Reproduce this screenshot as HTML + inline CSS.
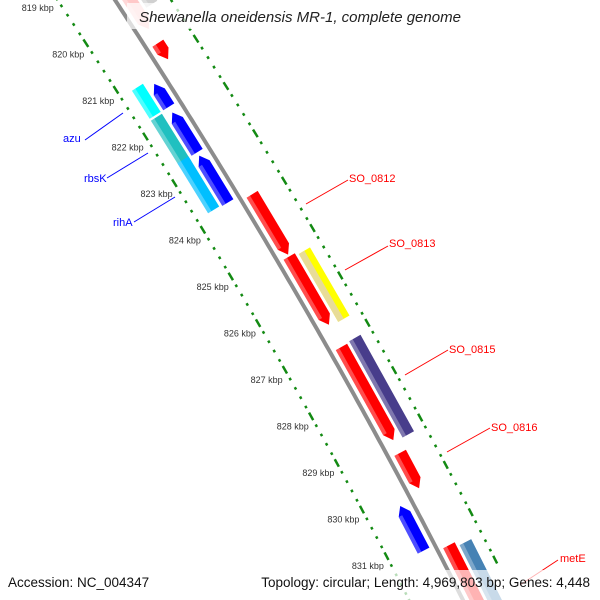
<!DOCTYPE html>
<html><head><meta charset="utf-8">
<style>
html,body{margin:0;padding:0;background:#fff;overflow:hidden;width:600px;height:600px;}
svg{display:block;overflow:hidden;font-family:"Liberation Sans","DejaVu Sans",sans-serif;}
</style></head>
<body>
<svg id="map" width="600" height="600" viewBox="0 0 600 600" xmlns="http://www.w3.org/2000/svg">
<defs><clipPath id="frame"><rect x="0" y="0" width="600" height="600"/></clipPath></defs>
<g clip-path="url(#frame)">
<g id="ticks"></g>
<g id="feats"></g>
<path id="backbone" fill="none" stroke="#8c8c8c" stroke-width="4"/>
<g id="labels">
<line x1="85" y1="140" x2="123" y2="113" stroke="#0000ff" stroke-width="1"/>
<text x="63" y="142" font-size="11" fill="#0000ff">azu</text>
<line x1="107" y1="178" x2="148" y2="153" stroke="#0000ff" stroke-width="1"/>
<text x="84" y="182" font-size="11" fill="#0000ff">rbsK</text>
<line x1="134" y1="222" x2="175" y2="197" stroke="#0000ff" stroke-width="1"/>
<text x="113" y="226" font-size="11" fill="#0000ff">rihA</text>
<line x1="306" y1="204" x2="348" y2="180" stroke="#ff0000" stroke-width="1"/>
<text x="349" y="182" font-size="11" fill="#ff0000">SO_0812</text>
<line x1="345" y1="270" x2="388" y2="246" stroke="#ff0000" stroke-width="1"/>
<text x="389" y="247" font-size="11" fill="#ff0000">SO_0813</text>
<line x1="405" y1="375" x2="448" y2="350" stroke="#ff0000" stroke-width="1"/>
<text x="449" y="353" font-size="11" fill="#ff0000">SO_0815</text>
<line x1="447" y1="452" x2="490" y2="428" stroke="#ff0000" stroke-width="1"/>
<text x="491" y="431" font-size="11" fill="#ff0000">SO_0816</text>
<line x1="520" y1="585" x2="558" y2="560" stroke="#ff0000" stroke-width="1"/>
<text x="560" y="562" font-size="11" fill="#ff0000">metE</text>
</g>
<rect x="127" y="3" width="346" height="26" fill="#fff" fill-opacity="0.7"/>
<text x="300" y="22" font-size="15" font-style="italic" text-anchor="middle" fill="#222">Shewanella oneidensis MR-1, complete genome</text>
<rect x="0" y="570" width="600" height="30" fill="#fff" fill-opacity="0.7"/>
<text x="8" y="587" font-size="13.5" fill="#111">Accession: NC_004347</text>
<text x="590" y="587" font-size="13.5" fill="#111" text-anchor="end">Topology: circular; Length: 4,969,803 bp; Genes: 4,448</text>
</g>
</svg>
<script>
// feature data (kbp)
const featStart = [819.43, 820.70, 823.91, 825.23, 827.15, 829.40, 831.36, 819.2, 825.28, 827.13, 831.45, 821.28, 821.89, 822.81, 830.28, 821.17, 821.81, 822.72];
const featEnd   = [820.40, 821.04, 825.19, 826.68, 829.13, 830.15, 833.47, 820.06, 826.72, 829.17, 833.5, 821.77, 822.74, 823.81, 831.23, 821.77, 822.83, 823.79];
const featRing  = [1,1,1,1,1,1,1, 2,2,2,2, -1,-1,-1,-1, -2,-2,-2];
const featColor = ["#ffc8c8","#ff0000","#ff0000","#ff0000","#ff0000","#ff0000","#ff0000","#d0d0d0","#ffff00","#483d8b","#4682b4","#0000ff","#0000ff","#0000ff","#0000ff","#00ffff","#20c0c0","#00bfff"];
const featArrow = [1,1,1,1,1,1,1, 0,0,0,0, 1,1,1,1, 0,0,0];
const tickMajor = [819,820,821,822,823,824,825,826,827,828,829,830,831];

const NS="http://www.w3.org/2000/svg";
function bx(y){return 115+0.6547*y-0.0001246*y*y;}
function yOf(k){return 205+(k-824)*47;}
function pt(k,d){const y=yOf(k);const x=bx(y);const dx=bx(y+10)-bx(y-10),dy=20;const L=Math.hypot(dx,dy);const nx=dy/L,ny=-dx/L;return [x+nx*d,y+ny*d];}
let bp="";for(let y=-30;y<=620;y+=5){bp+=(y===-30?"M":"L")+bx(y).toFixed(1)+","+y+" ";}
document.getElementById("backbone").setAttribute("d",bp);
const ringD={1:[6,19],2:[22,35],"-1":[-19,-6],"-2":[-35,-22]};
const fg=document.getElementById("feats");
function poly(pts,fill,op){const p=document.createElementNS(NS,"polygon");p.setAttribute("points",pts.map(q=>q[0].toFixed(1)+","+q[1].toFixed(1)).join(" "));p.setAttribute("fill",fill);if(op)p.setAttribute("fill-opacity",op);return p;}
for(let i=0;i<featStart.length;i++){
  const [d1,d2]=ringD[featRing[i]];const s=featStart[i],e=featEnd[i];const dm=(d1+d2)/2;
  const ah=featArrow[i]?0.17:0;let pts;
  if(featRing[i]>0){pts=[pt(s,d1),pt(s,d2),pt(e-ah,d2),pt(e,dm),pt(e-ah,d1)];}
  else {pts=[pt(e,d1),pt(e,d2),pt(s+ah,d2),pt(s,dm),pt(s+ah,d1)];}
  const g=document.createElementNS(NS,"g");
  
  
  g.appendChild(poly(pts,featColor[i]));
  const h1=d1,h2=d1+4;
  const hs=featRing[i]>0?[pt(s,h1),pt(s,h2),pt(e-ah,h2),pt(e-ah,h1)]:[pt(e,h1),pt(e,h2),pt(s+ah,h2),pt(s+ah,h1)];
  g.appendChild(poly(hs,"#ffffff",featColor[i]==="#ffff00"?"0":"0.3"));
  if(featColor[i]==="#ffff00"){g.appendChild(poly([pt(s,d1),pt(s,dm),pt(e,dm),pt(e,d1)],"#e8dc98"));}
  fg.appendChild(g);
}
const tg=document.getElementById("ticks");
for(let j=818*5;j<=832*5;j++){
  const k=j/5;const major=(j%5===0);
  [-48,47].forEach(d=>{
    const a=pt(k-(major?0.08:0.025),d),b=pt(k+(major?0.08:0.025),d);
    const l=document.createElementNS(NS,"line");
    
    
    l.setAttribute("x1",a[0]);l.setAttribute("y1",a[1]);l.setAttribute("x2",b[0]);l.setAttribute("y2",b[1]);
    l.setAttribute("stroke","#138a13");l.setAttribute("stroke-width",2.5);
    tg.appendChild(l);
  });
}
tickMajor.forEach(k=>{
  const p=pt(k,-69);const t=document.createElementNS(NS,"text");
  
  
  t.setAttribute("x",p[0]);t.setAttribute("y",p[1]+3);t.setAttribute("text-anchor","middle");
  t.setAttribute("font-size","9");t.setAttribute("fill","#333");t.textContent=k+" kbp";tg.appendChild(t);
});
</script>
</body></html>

_EXERCISE REQUIREMENTS_. Transcribe the material as is, with images omitted.

_SOLUTION BELOW_.
Reproduce this screenshot as HTML + inline CSS.
<!DOCTYPE html>
<html><head><meta charset="utf-8">
<style>
html,body{margin:0;padding:0;background:#fff;overflow:hidden;width:600px;height:600px;}
svg{display:block;overflow:hidden;font-family:"Liberation Sans","DejaVu Sans",sans-serif;}
</style></head>
<body>
<svg id="map" width="600" height="600" viewBox="0 0 600 600" xmlns="http://www.w3.org/2000/svg">
<defs><clipPath id="frame"><rect x="0" y="0" width="600" height="600"/></clipPath></defs>
<g clip-path="url(#frame)">
<g id="ticks"></g>
<g id="feats"></g>
<path id="backbone" fill="none" stroke="#8c8c8c" stroke-width="4"/>
<g id="labels">
<line x1="85" y1="140" x2="123" y2="113" stroke="#0000ff" stroke-width="1"/>
<text x="63" y="142" font-size="11" fill="#0000ff">azu</text>
<line x1="107" y1="178" x2="148" y2="153" stroke="#0000ff" stroke-width="1"/>
<text x="84" y="182" font-size="11" fill="#0000ff">rbsK</text>
<line x1="134" y1="222" x2="175" y2="197" stroke="#0000ff" stroke-width="1"/>
<text x="113" y="226" font-size="11" fill="#0000ff">rihA</text>
<line x1="306" y1="204" x2="348" y2="180" stroke="#ff0000" stroke-width="1"/>
<text x="349" y="182" font-size="11" fill="#ff0000">SO_0812</text>
<line x1="345" y1="270" x2="388" y2="246" stroke="#ff0000" stroke-width="1"/>
<text x="389" y="247" font-size="11" fill="#ff0000">SO_0813</text>
<line x1="405" y1="375" x2="448" y2="350" stroke="#ff0000" stroke-width="1"/>
<text x="449" y="353" font-size="11" fill="#ff0000">SO_0815</text>
<line x1="447" y1="452" x2="490" y2="428" stroke="#ff0000" stroke-width="1"/>
<text x="491" y="431" font-size="11" fill="#ff0000">SO_0816</text>
<line x1="520" y1="585" x2="558" y2="560" stroke="#ff0000" stroke-width="1"/>
<text x="560" y="562" font-size="11" fill="#ff0000">metE</text>
</g>
<rect x="127" y="3" width="346" height="26" fill="#fff" fill-opacity="0.7"/>
<text x="300" y="22" font-size="15" font-style="italic" text-anchor="middle" fill="#222">Shewanella oneidensis MR-1, complete genome</text>
<rect x="0" y="570" width="600" height="30" fill="#fff" fill-opacity="0.7"/>
<text x="8" y="587" font-size="13.5" fill="#111">Accession: NC_004347</text>
<text x="590" y="587" font-size="13.5" fill="#111" text-anchor="end">Topology: circular; Length: 4,969,803 bp; Genes: 4,448</text>
</g>
</svg>
<script>
// feature data (kbp)
const featStart = [819.43, 820.70, 823.91, 825.23, 827.15, 829.40, 831.36, 819.2, 825.28, 827.13, 831.45, 821.28, 821.89, 822.81, 830.28, 821.17, 821.81, 822.72];
const featEnd   = [820.40, 821.04, 825.19, 826.68, 829.13, 830.15, 833.47, 820.06, 826.72, 829.17, 833.5, 821.77, 822.74, 823.81, 831.23, 821.77, 822.83, 823.79];
const featRing  = [1,1,1,1,1,1,1, 2,2,2,2, -1,-1,-1,-1, -2,-2,-2];
const featColor = ["#ffc8c8","#ff0000","#ff0000","#ff0000","#ff0000","#ff0000","#ff0000","#d0d0d0","#ffff00","#483d8b","#4682b4","#0000ff","#0000ff","#0000ff","#0000ff","#00ffff","#20c0c0","#00bfff"];
const featArrow = [1,1,1,1,1,1,1, 0,0,0,0, 1,1,1,1, 0,0,0];
const tickMajor = [819,820,821,822,823,824,825,826,827,828,829,830,831];

const NS="http://www.w3.org/2000/svg";
function bx(y){return 115+0.6547*y-0.0001246*y*y;}
function yOf(k){return 205+(k-824)*47;}
function pt(k,d){const y=yOf(k);const x=bx(y);const dx=bx(y+10)-bx(y-10),dy=20;const L=Math.hypot(dx,dy);const nx=dy/L,ny=-dx/L;return [x+nx*d,y+ny*d];}
let bp="";for(let y=-30;y<=620;y+=5){bp+=(y===-30?"M":"L")+bx(y).toFixed(1)+","+y+" ";}
document.getElementById("backbone").setAttribute("d",bp);
const ringD={1:[6,19],2:[22,35],"-1":[-19,-6],"-2":[-35,-22]};
const fg=document.getElementById("feats");
function poly(pts,fill,op){const p=document.createElementNS(NS,"polygon");p.setAttribute("points",pts.map(q=>q[0].toFixed(1)+","+q[1].toFixed(1)).join(" "));p.setAttribute("fill",fill);if(op)p.setAttribute("fill-opacity",op);return p;}
for(let i=0;i<featStart.length;i++){
  const [d1,d2]=ringD[featRing[i]];const s=featStart[i],e=featEnd[i];const dm=(d1+d2)/2;
  const ah=featArrow[i]?0.17:0;let pts;
  if(featRing[i]>0){pts=[pt(s,d1),pt(s,d2),pt(e-ah,d2),pt(e,dm),pt(e-ah,d1)];}
  else {pts=[pt(e,d1),pt(e,d2),pt(s+ah,d2),pt(s,dm),pt(s+ah,d1)];}
  const g=document.createElementNS(NS,"g");
  
  
  g.appendChild(poly(pts,featColor[i]));
  const h1=d1,h2=d1+4;
  const hs=featRing[i]>0?[pt(s,h1),pt(s,h2),pt(e-ah,h2),pt(e-ah,h1)]:[pt(e,h1),pt(e,h2),pt(s+ah,h2),pt(s+ah,h1)];
  g.appendChild(poly(hs,"#ffffff",featColor[i]==="#ffff00"?"0":"0.3"));
  if(featColor[i]==="#ffff00"){g.appendChild(poly([pt(s,d1),pt(s,dm),pt(e,dm),pt(e,d1)],"#e8dc98"));}
  fg.appendChild(g);
}
const tg=document.getElementById("ticks");
for(let j=818*5;j<=832*5;j++){
  const k=j/5;const major=(j%5===0);
  [-48,47].forEach(d=>{
    const a=pt(k-(major?0.08:0.025),d),b=pt(k+(major?0.08:0.025),d);
    const l=document.createElementNS(NS,"line");
    
    
    l.setAttribute("x1",a[0]);l.setAttribute("y1",a[1]);l.setAttribute("x2",b[0]);l.setAttribute("y2",b[1]);
    l.setAttribute("stroke","#138a13");l.setAttribute("stroke-width",2.5);
    tg.appendChild(l);
  });
}
tickMajor.forEach(k=>{
  const p=pt(k,-69);const t=document.createElementNS(NS,"text");
  
  
  t.setAttribute("x",p[0]);t.setAttribute("y",p[1]+3);t.setAttribute("text-anchor","middle");
  t.setAttribute("font-size","9");t.setAttribute("fill","#333");t.textContent=k+" kbp";tg.appendChild(t);
});
</script>
</body></html>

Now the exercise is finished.